Some of the programme notes were baffling or misleading. The Horizontal Bar, for instance, turned out to mean the Vertical Bar, but nobody minded. Before the scene entitled "Power Balance Two" we were told that "performers will assume powerful poses, using nothing but the strength of their own bodies". We saw one man standing vertically and the other stretched rigid, shoulder height above the ground, in a horizontal pose at right angles to his supporter. Not so easy to achieve, I should imagine!
At one point we watched another acrobat "twirl and twist while suspended high above the stage by aerial ribbons in breathtaking flight" as the programme notes put it, her ribbons being long, scarlet, silk scarves. That was an awesome display of artistry.
Between the more serious acts, two clowns came on stage, making animals out of balloons and throwing them to the eager children, to keep. Behind me, a whole row of little boys were on their feet, yelling for balloons. Twice, we saw a conjuror, too, turning batons into silk scarves and vice versa, or tangling and disentangling shiny hoops with a wave of the hand. This was "Traditional Chinese Magic," so I gather. (A friend of mine, who has been on a few business trips to China, still speaks with horror of the occasion years ago, when she was taken out to a show by her Chinese colleagues and had a conjuror pull cold, dead fish from her pockets, which made everyone laugh enormously. Traditional Chinese Humour, I daresay. Personally, she didn't enjoy that experience at all.)

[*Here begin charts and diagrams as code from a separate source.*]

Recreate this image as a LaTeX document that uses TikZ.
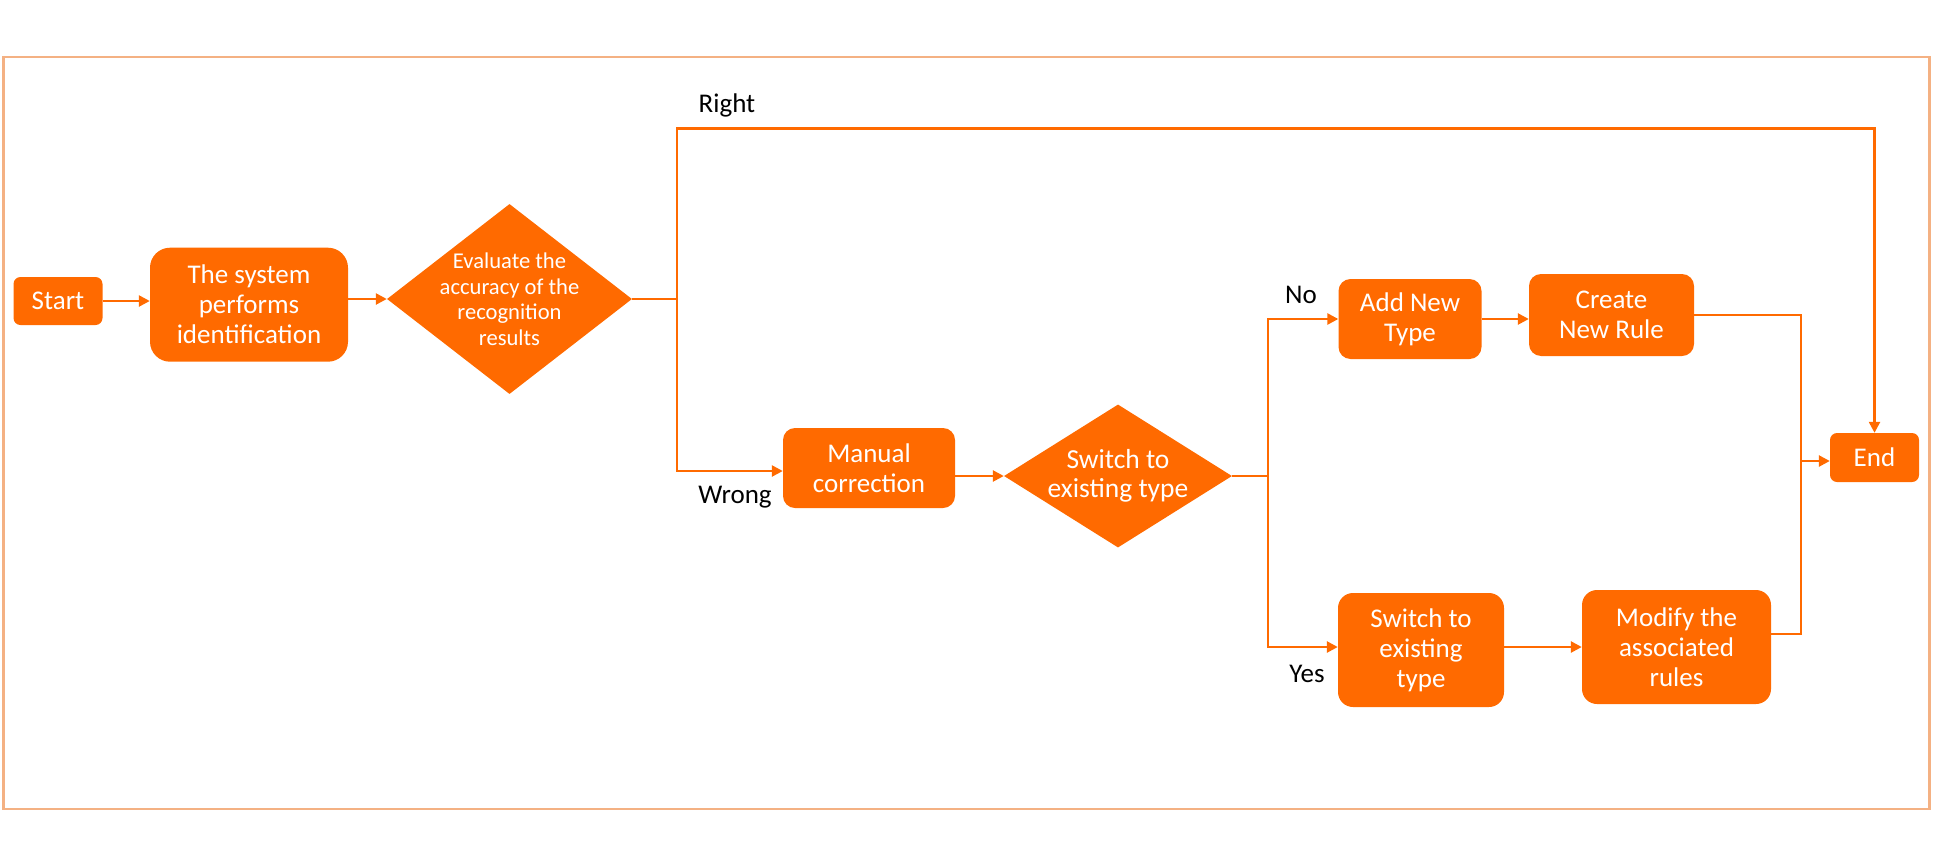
\documentclass[tikz,border=0pt]{standalone}
\usepackage{fontspec}
\setmainfont{Carlito}
\usetikzlibrary{shapes.geometric,arrows.meta}
\definecolor{org}{HTML}{FF6A00}
\definecolor{frm}{HTML}{F4B183}
\tikzset{
  box/.style={draw=none,fill=org,text=white,align=center,inner sep=0pt,font=\fontsize{27}{30}\selectfont},
  dia/.style={diamond,draw=none,fill=org,inner sep=0pt},
  dtext/.style={text=white,align=center,inner sep=0pt},
  lbl/.style={text=black,inner sep=0pt,font=\fontsize{27}{30}\selectfont},
  conn/.style={draw=org,line width=2.5pt},
  arr/.style={conn,-{Triangle[length=11pt,width=11pt]}},
  frame/.style={draw=frm,line width=2.5pt}
}
\begin{document}
\begin{tikzpicture}[x=1pt,y=-1pt]
\useasboundingbox (0,0) rectangle (1937,854);
\draw[frame] (3.7,56.8) rectangle (1929.5,809);

\node[box,minimum width=89pt,minimum height=48pt,rounded corners=7pt] (st) at (58,301) {Start};
\node[box,minimum width=198pt,minimum height=114pt,rounded corners=20pt] (sys) at (249,304.7) {The system\\performs\\identification};
\node[dia,minimum width=245pt,minimum height=190pt] (d1) at (509.5,299) {};
\node[dtext,font=\fontsize{22.6}{25.5}\selectfont] (d1t) at (509.5,299) {Evaluate the\\accuracy of the\\recognition\\results};
\node[box,minimum width=172pt,minimum height=80pt,rounded corners=12pt] (mc) at (869,468) {Manual\\correction};
\node[dia,minimum width=228pt,minimum height=143pt] (d2) at (1118,476) {};
\node[dtext,font=\fontsize{27.5}{29}\selectfont] (d2t) at (1118,476) {Switch to\\existing type};
\node[box,minimum width=143pt,minimum height=80pt,rounded corners=12pt] (ad) at (1410,319) {Add New\\Type};
\node[box,minimum width=165pt,minimum height=82pt,rounded corners=12pt] (cr) at (1611.5,315) {Create\\New Rule};
\node[box,minimum width=166pt,minimum height=114pt,rounded corners=15pt] (sw) at (1421,650) {Switch to\\existing\\type};
\node[box,minimum width=189pt,minimum height=114pt,rounded corners=15pt] (md) at (1676.5,647) {Modify the\\associated\\rules};
\node[box,minimum width=89pt,minimum height=49pt,rounded corners=7pt] (end) at (1874.5,457.5) {End};

\coordinate (j1) at (677,299);
\coordinate (t1) at (677,128.5);
\coordinate (j2) at (1268,476);
\coordinate (j3) at (1801,461);

\draw[arr] (st.east) -- (sys.west |- st.east);
\draw[arr] (sys.east |- d1.west) -- (d1.west);
\draw[conn] (d1.east) -- (j1);
\draw[arr] (j1) -- (t1) -| (end.north);
\draw[arr] (j1) |- ([yshift=-3pt]mc.west);
\draw[arr] (mc.east |- d2.west) -- (d2.west);
\draw[conn] (d2.east) -- (j2);
\draw[arr] (j2) |- (ad.west);
\draw[arr] (j2) |- ([yshift=3pt]sw.west);
\draw[arr] (ad.east) -- (cr.west |- ad.east);
\draw[arr] (sw.east |- md.west) -- (md.west);
\draw[conn] (cr.east) -| (j3);
\draw[conn] ([yshift=13pt]md.east) -| (j3);
\draw[arr] (j3) -- (end.west |- j3);

\node[lbl] (lr) at (727,105) {Right};
\node[lbl] (lw) at (735,497) {Wrong};
\node[lbl] (ln) at (1301,295) {No};
\node[lbl] (ly) at (1307,674) {Yes};
\end{tikzpicture}
\end{document}
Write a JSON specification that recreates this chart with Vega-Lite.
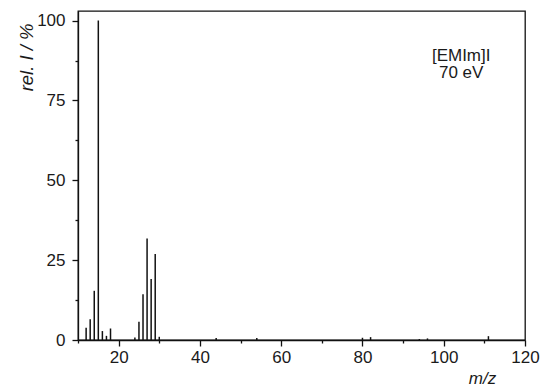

As an introduction to one of the scenes, traditional Chinese music was performed. The two girl musicians in long white robes, each played a guzheng (古筝), like a horizontally laid harp, with nail extensions for plucking, and a man added to their duet on his recorder-like bamboo flute. The contortionist display that followed had performers "bending their bodies with incredible flexibility" while balancing flaming candelabras in their mouths and on their foreheads, feet and hands. I dread to think what accidents might have occurred while this act was being rehearsed. Maybe I'm too imaginative, but here's a dark side to circuses which I cannot avoid thinking about when I see shows like this; it makes me feel uneasy. Witness Gustave Doré's horrific painting of the injured (probably dying) child who has fallen from a trapeze. These Chinese performers have been trained from an early age too, literally putting them through the hoops.
The finale was a display of Hoop Diving by the young men of the troupe flinging themselves through a series of hoops, towering ever higher, onto a thick mat. Sometimes they twisted or flipped their bodies as they dived. Sometimes three or four men flung one another through in fast succession, propelled by the arms and legs of the one behind.
Also known as “Swallow Play”(for its imitation of swallows in flight), this act features performers leaping nimbly through narrow mat rings, demonstrating a sophisticated combination of dance, balancing and jumping skills.